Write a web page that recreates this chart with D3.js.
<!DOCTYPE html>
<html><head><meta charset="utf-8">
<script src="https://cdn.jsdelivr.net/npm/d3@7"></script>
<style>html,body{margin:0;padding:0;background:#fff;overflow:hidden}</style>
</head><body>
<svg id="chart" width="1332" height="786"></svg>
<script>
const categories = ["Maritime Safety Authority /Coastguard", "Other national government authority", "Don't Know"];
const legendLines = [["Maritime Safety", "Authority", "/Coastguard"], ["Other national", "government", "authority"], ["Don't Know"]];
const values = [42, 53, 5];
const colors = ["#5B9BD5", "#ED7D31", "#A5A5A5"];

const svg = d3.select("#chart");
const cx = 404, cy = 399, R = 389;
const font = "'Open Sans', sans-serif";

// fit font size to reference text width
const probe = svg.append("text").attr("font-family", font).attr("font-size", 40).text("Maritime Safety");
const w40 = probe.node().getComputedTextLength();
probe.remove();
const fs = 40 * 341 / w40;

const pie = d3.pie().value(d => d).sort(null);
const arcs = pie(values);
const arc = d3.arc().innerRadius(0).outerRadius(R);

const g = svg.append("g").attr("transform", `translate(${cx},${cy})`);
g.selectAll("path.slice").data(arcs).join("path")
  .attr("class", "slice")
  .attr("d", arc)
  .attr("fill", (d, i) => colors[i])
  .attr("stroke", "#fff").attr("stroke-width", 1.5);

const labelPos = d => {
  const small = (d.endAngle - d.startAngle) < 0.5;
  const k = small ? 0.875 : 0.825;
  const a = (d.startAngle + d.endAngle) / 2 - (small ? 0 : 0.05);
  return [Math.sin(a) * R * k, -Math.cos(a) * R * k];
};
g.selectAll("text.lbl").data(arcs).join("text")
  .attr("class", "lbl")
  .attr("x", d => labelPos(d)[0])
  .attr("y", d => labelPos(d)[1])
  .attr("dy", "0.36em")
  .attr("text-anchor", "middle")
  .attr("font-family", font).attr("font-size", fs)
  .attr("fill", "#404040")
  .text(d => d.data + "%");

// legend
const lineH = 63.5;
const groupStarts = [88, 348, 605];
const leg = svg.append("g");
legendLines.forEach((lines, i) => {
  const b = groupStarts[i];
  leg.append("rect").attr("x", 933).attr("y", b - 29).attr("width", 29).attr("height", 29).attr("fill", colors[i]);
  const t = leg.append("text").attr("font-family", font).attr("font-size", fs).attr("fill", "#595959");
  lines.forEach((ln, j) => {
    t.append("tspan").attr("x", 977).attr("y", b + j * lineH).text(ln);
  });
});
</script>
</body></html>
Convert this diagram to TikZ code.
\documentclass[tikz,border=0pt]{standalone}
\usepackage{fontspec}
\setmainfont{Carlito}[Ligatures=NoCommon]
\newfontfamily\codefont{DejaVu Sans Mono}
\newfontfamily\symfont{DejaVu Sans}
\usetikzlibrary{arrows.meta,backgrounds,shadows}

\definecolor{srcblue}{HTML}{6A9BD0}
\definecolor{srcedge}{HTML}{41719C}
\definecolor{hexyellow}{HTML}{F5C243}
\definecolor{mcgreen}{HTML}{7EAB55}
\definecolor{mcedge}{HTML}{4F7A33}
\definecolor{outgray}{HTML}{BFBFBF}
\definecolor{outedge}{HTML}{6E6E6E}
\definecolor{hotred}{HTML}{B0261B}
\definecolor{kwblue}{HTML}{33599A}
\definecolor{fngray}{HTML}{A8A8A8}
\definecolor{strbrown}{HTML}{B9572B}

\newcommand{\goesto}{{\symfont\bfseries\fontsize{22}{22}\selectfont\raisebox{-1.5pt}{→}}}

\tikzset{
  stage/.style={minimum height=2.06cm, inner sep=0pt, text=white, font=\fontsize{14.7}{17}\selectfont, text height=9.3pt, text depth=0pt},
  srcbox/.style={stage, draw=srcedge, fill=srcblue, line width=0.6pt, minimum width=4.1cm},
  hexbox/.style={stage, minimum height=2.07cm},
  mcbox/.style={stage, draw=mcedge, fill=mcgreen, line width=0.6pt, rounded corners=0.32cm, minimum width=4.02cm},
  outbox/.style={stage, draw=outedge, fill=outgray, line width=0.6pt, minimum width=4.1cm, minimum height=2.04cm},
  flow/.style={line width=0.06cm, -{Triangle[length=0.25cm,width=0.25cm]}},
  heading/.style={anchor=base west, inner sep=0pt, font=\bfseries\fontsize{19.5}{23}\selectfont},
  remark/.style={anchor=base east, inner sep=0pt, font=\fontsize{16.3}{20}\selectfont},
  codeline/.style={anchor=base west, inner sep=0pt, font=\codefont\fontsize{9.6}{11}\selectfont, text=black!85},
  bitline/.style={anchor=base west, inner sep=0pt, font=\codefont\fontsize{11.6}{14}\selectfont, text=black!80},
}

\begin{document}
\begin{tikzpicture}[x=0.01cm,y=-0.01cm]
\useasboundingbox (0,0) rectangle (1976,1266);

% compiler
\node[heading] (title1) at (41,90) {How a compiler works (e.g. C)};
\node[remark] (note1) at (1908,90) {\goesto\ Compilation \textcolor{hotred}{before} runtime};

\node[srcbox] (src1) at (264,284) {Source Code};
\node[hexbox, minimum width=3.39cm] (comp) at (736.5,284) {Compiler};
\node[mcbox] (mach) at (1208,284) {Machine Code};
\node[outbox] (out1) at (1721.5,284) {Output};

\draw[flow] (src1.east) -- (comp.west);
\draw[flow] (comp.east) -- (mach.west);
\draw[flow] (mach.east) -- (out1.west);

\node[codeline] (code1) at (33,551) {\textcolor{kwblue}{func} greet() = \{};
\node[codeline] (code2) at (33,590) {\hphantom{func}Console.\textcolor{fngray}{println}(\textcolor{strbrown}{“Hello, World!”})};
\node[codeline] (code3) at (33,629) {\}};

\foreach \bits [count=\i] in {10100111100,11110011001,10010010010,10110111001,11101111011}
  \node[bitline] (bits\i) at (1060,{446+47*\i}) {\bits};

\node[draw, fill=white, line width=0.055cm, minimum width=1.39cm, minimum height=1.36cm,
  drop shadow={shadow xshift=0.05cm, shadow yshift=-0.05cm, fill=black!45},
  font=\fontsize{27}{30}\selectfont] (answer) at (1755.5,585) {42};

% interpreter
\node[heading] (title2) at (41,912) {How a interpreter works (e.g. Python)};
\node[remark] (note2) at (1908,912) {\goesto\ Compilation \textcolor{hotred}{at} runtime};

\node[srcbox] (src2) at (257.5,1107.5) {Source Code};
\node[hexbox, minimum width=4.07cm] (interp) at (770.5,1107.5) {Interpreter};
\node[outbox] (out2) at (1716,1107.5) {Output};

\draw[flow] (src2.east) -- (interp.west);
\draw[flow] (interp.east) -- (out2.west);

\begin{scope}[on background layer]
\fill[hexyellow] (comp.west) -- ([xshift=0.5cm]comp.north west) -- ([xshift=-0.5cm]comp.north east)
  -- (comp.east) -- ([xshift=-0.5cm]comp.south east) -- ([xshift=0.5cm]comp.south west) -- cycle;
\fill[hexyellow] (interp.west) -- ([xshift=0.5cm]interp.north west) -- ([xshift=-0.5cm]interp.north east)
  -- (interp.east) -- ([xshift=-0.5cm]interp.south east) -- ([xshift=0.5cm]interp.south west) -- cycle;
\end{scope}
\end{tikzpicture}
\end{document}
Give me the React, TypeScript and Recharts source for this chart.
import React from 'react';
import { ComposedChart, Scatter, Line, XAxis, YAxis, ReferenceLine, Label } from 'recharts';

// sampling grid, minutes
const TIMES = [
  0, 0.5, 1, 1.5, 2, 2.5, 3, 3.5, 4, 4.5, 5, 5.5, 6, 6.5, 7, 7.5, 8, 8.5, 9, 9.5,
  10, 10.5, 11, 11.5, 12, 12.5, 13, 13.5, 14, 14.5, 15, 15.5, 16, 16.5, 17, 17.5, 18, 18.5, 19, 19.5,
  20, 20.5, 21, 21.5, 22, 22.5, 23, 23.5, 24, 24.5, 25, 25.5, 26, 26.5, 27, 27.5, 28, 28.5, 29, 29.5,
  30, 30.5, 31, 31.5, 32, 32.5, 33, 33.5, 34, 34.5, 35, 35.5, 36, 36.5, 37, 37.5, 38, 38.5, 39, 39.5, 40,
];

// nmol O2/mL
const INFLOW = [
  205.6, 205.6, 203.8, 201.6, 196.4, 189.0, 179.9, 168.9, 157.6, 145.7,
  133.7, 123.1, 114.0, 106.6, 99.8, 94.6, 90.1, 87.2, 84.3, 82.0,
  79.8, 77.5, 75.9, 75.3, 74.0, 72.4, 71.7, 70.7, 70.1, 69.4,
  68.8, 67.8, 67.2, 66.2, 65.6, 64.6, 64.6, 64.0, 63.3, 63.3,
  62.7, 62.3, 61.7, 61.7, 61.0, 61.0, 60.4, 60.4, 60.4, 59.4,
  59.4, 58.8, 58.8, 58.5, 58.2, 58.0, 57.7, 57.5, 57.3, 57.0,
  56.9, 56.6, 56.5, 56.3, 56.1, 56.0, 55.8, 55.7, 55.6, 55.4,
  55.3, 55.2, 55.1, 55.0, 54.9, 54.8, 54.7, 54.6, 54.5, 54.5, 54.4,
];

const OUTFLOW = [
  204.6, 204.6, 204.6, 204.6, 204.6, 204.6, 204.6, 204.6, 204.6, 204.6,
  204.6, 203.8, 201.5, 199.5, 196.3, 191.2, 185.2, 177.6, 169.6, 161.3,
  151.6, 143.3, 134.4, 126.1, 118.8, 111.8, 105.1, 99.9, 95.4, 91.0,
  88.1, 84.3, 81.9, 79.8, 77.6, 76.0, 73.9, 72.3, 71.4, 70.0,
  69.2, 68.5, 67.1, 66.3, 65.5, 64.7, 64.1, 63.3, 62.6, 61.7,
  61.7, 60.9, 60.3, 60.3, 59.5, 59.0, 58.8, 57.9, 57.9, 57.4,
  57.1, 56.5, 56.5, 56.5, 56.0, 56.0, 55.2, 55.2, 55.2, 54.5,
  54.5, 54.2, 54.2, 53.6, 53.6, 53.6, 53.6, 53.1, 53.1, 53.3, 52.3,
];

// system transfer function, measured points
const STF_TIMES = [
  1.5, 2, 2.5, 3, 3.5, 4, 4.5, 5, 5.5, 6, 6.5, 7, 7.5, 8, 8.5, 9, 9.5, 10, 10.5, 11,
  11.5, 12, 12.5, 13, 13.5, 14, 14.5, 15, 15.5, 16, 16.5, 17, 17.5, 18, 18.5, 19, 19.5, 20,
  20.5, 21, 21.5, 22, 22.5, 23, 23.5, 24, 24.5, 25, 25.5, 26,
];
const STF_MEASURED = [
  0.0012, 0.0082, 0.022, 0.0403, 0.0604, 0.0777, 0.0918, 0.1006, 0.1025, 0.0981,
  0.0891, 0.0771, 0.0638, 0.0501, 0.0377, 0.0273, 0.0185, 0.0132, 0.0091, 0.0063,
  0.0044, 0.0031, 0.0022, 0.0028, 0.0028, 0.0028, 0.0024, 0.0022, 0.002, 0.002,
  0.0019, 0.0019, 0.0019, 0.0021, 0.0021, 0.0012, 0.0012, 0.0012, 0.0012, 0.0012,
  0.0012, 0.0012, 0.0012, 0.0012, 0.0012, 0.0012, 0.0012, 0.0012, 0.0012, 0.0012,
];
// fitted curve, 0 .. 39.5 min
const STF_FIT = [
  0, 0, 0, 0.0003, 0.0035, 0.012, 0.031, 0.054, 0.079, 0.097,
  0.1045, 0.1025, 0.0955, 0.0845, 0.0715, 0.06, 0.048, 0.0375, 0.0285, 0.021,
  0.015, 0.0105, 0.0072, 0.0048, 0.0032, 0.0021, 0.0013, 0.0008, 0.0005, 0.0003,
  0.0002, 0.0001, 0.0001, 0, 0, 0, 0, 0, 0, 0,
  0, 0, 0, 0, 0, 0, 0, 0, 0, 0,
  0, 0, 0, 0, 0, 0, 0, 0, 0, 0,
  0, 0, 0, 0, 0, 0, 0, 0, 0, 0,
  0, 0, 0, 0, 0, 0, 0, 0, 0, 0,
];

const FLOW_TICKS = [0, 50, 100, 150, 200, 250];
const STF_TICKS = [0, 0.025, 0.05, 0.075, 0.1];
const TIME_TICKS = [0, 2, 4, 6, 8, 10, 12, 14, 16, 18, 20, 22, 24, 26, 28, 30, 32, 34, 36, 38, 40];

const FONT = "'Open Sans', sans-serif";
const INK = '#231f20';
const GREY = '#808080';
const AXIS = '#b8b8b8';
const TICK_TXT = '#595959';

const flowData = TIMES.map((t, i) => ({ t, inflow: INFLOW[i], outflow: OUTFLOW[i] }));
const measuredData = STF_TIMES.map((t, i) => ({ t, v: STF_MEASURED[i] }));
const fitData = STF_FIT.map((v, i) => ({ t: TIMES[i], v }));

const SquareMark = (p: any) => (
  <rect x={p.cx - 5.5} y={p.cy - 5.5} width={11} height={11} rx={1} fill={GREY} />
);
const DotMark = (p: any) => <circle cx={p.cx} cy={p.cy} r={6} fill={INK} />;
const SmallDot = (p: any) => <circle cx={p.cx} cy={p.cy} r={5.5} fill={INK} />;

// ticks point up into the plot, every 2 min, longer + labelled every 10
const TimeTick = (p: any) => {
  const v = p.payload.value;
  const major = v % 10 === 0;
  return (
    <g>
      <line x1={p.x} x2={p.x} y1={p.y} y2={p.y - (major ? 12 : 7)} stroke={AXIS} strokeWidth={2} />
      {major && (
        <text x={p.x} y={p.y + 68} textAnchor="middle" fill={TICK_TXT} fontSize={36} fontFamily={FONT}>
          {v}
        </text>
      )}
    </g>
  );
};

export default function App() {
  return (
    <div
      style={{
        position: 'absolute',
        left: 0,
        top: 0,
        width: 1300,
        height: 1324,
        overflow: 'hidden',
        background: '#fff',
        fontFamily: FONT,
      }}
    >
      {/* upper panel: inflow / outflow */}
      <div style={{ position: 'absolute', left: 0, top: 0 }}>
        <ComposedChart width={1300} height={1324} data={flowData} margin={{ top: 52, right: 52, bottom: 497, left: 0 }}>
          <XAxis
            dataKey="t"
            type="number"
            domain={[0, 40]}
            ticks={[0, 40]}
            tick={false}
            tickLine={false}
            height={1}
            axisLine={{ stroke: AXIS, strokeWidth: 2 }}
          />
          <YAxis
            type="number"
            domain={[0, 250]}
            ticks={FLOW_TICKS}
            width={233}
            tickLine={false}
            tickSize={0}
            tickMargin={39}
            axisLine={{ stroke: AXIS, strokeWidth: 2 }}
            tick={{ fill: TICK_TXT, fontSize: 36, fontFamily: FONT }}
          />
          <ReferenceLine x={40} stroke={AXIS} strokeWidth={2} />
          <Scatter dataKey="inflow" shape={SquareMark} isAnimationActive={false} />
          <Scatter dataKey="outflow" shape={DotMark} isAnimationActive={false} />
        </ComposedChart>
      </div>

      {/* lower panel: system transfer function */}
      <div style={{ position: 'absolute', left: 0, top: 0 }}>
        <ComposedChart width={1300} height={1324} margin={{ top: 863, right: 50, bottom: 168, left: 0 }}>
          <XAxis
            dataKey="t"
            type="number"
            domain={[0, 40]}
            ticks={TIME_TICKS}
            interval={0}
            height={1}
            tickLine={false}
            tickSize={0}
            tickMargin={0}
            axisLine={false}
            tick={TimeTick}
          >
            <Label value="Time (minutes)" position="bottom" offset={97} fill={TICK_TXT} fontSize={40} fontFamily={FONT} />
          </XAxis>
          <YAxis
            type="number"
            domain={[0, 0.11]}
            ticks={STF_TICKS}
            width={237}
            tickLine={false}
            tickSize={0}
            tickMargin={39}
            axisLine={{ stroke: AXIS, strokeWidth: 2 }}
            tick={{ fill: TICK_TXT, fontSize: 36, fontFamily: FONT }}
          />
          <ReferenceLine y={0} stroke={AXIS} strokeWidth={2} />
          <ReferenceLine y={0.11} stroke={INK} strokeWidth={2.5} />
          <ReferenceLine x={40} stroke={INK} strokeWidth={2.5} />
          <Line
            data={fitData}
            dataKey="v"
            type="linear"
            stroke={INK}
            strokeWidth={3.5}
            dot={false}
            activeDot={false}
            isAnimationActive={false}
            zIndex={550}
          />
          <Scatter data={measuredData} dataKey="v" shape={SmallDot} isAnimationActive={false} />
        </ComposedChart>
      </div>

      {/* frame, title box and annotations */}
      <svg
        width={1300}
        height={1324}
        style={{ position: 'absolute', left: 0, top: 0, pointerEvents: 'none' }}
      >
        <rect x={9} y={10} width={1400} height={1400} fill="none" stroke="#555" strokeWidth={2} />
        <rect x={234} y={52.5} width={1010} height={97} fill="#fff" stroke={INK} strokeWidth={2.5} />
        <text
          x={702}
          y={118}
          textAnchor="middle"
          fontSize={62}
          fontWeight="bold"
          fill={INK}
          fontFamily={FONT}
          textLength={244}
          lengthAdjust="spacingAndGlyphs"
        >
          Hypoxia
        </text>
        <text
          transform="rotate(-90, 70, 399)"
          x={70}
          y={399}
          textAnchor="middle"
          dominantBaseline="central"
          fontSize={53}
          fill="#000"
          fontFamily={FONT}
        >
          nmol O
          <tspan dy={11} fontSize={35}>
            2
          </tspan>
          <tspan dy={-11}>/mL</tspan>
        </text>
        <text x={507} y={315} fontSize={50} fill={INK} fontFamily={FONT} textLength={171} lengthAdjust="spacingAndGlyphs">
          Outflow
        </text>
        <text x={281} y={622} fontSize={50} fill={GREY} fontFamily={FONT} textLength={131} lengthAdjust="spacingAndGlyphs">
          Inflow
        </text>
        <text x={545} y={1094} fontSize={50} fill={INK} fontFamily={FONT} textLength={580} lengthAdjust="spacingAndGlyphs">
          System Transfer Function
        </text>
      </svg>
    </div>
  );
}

===

* [WRITTEN INSTRUCTION] Copy out precisely the lines that begin at the line containing "Give me the" and end at the line containing "YAxis, ReferenceLine, Label", including both; write nothing else.

* [ANSWER TO THIS EXERCISE]
Give me the React, TypeScript and Recharts source for this chart.
import React from 'react';
import { ComposedChart, Scatter, Line, XAxis, YAxis, ReferenceLine, Label } from 'recharts';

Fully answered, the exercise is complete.